Israel rises 10 spots this month to No. 19 as its third-dose campaign brought the resurgence in infections under control, a turnaround from its poor showing through the summer and fall when delta defied weakening immunity levels. The country’s cyclical swings through the Ranking foreshadows the volatility major Western economies are likely to see as well as they continue to rely on more and more inoculation instead of containment measures.

Still, much of the developing world is yet to even start inoculating in a meaningful way, with countries lacking the purchasing power to forge deals that could push them higher up the queue. Covax, the WHO-backed effort to help poorer nations procure doses, started distributing shots at the end of February but has faced a supply shortfall that’s seen many places run out of vaccines entirely. Logistics is also an issue for many poorer nations.

In September, President Joe Biden called on other countries to help vastly expand the production and availability of Covid vaccines and treatments, donating another 500 million doses to nearly double the U.S.’ pledge. After hoarding supplies in the first half of the year, the U.S. has donated more vaccines than any other country, according to UNICEF data.

China, while only donating 119 million doses, has exported about 1.2 billion of its homegrown shots via mostly bilateral deals with places like Brazil, Indonesia and Chile. The country also pledged to supply a billion doses of shots for Africa.

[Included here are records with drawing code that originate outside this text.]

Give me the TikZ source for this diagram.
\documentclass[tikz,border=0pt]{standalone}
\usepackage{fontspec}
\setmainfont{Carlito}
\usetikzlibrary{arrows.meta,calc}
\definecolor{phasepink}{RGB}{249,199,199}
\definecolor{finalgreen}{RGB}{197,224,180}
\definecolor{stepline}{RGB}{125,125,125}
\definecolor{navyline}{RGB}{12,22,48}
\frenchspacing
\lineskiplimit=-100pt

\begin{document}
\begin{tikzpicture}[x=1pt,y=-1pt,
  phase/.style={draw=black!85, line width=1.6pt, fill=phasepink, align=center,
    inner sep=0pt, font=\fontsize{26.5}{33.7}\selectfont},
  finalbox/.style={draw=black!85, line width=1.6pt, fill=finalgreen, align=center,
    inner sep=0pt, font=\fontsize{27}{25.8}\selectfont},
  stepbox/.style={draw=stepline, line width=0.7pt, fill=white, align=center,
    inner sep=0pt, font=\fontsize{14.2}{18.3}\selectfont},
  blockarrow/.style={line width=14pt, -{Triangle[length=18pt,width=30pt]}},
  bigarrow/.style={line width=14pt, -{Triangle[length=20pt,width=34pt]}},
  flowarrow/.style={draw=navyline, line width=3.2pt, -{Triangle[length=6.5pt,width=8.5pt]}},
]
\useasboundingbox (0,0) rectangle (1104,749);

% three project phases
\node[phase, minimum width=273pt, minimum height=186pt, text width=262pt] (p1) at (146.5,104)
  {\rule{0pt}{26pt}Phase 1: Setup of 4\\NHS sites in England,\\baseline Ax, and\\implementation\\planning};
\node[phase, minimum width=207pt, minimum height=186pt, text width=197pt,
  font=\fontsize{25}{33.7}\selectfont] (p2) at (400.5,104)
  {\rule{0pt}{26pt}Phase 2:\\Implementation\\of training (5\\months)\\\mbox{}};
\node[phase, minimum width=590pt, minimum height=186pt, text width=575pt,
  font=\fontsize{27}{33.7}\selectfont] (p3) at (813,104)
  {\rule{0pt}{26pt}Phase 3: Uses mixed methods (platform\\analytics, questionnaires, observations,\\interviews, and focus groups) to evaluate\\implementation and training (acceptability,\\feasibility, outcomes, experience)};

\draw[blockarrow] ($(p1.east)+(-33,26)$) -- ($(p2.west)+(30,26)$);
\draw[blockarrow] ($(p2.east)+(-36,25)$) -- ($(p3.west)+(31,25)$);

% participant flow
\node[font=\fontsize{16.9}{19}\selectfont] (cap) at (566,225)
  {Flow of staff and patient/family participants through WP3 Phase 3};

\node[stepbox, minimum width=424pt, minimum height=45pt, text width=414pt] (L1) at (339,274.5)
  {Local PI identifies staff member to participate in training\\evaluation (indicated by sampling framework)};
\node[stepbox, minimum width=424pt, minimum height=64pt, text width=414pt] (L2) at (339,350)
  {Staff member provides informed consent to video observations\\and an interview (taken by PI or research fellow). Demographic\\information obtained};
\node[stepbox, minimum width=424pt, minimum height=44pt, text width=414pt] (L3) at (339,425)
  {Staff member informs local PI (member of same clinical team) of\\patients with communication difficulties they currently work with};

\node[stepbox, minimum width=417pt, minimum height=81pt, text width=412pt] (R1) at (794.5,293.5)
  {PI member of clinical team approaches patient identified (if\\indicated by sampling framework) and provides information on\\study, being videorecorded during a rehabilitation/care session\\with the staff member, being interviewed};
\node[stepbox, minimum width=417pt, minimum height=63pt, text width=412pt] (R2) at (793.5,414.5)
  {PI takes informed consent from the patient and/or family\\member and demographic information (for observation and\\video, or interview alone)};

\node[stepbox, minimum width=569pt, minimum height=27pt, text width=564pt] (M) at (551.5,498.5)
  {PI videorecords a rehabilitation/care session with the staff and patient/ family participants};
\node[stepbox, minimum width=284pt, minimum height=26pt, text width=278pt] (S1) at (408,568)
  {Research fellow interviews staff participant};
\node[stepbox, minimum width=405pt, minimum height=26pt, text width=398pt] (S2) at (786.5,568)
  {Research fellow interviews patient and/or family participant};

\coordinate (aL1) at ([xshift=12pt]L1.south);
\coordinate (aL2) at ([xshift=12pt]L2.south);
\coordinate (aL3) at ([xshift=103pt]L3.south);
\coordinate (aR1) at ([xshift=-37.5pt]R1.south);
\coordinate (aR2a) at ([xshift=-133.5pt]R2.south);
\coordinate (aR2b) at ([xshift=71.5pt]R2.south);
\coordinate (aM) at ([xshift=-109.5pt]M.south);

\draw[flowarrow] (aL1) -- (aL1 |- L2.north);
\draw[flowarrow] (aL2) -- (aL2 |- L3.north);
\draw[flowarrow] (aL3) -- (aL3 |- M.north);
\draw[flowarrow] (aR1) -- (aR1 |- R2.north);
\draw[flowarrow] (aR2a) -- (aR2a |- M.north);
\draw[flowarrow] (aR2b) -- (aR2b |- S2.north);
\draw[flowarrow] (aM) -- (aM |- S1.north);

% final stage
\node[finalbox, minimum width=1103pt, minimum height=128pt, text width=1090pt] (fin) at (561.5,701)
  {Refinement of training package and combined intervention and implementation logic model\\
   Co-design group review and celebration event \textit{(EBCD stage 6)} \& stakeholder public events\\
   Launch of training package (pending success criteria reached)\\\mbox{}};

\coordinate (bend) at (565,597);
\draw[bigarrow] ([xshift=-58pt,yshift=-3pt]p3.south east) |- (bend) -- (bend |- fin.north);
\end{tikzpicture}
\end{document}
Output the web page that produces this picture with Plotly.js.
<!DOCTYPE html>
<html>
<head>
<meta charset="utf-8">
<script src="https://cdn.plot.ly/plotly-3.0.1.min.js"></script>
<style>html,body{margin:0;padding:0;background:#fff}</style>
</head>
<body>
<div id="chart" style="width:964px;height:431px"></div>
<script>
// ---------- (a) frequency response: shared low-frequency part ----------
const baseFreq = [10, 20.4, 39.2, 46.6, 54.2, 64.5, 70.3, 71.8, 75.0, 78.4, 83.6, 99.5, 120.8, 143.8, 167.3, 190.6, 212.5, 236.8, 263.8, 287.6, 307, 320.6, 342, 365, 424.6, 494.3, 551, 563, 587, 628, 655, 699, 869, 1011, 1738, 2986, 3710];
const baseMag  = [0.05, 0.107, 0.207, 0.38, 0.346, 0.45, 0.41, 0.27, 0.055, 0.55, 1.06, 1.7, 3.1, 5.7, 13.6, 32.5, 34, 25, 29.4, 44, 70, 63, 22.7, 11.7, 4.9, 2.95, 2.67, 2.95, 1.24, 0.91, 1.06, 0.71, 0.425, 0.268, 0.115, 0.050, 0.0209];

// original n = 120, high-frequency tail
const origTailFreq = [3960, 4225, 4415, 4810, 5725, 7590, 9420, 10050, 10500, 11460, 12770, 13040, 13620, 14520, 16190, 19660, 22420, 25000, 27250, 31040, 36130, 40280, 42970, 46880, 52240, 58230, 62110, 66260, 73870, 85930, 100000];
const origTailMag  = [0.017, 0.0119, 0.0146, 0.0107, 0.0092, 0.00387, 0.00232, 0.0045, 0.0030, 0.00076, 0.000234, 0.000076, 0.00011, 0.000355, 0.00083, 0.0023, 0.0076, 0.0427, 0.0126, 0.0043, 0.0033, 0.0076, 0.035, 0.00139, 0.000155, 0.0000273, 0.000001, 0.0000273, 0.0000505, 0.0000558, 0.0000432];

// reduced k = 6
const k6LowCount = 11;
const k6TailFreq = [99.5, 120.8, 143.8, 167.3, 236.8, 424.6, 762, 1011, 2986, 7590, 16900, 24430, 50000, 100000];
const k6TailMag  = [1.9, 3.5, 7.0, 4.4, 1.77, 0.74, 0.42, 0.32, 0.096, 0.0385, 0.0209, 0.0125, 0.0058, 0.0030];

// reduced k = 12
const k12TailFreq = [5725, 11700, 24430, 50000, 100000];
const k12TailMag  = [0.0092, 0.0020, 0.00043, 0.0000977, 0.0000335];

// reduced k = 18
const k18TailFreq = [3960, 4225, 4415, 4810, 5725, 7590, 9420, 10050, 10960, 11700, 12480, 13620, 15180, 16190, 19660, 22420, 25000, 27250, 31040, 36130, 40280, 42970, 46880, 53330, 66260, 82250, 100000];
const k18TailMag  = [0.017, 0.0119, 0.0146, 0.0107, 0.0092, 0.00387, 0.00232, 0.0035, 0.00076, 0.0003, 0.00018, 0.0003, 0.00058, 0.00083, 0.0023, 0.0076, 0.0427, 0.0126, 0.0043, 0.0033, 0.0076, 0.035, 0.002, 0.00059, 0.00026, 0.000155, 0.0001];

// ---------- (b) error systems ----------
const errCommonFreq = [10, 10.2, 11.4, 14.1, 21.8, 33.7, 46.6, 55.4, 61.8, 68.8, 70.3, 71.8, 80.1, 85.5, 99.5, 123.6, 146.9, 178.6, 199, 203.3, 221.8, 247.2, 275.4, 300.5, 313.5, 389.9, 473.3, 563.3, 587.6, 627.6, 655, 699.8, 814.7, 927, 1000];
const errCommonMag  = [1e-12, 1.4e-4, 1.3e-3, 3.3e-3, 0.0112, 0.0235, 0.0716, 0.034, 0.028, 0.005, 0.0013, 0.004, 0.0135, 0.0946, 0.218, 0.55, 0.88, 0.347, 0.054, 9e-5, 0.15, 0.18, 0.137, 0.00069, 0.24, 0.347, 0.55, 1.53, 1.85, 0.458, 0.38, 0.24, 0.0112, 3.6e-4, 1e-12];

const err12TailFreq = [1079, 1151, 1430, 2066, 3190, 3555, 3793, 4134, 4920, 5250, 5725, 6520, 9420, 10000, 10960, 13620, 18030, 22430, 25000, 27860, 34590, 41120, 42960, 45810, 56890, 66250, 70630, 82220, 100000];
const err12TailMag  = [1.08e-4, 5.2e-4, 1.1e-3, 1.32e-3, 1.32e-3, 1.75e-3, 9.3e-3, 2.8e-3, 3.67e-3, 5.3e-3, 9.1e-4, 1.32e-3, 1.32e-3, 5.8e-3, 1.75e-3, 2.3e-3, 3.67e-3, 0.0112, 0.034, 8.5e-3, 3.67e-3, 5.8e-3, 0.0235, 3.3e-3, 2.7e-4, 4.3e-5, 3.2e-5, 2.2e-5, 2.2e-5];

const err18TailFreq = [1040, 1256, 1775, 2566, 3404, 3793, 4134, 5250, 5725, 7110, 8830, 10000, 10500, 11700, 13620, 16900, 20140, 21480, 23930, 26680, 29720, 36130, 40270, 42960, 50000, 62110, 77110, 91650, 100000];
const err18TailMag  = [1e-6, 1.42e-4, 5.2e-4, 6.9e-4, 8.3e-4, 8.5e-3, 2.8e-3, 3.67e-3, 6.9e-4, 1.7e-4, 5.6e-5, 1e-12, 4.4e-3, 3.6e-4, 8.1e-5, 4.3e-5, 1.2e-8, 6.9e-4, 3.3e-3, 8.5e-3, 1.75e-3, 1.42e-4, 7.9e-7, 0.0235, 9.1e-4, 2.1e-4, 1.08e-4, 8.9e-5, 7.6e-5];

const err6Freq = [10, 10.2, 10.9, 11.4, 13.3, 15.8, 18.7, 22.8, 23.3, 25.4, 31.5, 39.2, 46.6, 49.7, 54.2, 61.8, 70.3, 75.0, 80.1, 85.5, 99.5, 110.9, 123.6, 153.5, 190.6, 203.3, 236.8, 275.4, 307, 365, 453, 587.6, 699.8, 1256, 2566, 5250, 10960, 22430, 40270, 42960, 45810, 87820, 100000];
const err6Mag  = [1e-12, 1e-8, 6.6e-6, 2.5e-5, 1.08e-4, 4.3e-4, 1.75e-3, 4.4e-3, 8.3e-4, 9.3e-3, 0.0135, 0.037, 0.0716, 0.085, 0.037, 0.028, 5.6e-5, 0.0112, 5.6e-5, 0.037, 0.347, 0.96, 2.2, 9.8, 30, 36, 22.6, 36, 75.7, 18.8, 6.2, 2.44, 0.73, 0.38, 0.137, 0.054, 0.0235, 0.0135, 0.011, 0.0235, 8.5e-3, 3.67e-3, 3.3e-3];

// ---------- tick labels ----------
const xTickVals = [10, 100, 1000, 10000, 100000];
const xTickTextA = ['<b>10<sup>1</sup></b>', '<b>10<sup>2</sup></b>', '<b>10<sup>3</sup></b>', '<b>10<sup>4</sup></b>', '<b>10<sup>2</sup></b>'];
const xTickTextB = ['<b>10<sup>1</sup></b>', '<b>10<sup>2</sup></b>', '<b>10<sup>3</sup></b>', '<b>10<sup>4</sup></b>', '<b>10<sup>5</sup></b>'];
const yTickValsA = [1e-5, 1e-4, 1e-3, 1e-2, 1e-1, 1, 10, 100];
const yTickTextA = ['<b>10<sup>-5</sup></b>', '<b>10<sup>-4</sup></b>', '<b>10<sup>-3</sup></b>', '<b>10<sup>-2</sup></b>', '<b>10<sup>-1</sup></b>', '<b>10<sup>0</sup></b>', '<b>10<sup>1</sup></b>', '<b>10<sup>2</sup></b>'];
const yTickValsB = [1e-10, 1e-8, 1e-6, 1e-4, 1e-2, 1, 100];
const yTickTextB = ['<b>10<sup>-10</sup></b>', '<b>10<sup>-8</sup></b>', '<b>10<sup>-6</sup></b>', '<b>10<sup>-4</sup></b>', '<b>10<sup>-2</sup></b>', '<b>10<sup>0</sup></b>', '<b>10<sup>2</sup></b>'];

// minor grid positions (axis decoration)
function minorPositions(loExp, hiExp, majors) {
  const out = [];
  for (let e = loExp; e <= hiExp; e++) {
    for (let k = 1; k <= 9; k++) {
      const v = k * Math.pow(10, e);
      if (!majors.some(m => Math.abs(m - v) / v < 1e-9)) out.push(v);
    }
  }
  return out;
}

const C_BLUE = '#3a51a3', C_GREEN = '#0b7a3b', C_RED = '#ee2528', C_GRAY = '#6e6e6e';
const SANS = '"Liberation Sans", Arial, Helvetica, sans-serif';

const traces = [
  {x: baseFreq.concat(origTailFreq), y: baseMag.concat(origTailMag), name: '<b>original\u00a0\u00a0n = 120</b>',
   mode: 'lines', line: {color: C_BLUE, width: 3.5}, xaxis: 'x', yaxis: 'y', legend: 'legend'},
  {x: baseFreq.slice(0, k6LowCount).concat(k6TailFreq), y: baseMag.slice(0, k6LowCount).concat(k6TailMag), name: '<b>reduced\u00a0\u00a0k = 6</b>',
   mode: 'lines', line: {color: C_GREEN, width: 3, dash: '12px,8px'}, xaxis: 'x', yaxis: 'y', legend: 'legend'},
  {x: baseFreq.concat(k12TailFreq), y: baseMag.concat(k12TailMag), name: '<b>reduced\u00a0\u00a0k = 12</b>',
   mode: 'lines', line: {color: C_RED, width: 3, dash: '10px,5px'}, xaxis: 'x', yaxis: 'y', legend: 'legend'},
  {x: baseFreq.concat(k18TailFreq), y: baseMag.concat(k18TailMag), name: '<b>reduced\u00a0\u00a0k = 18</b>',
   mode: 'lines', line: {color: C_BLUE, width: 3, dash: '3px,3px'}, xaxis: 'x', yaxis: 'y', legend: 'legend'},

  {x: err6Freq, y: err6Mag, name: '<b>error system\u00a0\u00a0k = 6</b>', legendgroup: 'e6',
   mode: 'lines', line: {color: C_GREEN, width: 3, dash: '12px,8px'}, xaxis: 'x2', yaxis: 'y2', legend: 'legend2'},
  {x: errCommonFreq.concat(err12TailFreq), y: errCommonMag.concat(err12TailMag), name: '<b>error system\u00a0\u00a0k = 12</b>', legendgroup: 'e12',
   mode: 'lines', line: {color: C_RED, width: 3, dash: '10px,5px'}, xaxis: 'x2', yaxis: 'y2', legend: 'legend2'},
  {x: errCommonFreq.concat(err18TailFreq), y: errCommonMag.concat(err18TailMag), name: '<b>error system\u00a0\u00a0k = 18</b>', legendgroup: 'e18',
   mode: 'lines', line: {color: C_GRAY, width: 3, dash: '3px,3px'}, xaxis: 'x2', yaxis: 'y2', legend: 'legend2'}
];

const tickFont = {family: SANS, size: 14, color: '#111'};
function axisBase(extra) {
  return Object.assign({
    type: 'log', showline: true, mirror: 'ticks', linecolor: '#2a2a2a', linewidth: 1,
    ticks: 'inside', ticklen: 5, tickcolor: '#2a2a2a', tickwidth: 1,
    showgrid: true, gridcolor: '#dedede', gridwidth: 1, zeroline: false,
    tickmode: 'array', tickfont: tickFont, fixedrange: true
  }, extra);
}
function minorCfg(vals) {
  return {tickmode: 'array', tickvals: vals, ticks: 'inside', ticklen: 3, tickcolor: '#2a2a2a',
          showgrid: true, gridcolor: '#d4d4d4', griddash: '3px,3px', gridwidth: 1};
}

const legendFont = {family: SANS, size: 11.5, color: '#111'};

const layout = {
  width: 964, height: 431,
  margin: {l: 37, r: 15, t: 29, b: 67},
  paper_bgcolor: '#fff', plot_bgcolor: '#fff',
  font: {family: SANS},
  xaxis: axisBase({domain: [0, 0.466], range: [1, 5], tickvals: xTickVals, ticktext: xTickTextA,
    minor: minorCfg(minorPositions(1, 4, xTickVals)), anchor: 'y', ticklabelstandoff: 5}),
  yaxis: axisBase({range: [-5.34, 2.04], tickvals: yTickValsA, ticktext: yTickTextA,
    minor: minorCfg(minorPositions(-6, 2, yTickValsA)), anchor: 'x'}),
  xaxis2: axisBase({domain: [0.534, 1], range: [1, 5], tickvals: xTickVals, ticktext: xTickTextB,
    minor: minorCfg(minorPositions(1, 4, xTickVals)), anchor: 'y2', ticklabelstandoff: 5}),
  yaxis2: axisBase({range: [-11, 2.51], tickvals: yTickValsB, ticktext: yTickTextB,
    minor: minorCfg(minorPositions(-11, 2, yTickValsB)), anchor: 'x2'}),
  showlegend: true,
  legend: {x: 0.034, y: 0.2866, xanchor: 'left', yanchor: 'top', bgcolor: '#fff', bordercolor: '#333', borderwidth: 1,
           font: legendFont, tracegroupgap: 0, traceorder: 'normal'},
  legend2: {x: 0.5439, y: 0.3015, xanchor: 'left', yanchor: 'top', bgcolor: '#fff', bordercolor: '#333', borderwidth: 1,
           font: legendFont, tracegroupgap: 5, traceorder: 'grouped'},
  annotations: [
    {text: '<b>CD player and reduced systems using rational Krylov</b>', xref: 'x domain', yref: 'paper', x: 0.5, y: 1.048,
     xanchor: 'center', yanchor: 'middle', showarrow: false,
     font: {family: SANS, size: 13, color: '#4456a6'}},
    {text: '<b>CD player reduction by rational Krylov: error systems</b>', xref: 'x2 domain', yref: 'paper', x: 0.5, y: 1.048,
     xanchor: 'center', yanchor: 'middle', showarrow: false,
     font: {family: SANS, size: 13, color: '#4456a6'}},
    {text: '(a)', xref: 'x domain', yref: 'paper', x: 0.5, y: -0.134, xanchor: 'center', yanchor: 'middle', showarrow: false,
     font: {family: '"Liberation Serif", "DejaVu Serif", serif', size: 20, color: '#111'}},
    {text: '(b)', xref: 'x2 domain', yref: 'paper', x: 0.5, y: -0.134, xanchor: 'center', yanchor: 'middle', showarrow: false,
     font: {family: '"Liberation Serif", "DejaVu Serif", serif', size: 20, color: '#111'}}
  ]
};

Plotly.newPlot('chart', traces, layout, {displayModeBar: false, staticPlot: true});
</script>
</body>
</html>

The arrival of winter waves may further deteriorate the inequality in the distribution of this vital resource, with countries like Germany already delaying some donations to Covax to ensure sufficient supply for its domestic booster program.

What Next?

Bloomberg’s Covid Resilience Ranking provides a snapshot of how the pandemic is playing out in 53 major economies right now. By layering in metrics on reopening and the revival of global travel from mid-2021, we also give a window into how these economies’ fortunes may shift in the future as places exit the pandemic at different speeds.

It’s not a final verdict—it never could be, given the imperfections in virus and vaccine data and the fast pace of this crisis. Circumstance and pure luck also play a role but are hard to quantify.

Omicron may realize one of the scientists’ biggest fears, that of variants that can overcome existing shots and drive a new phase of the pandemic.

Still, having endured about two years of fighting Covid-19, governments and populations now have a better understanding of the pathogen and how to mitigate the damage it inflicts.

As the data shift, the Ranking will change too—we’ll continue to update the picture every month, as it evolves.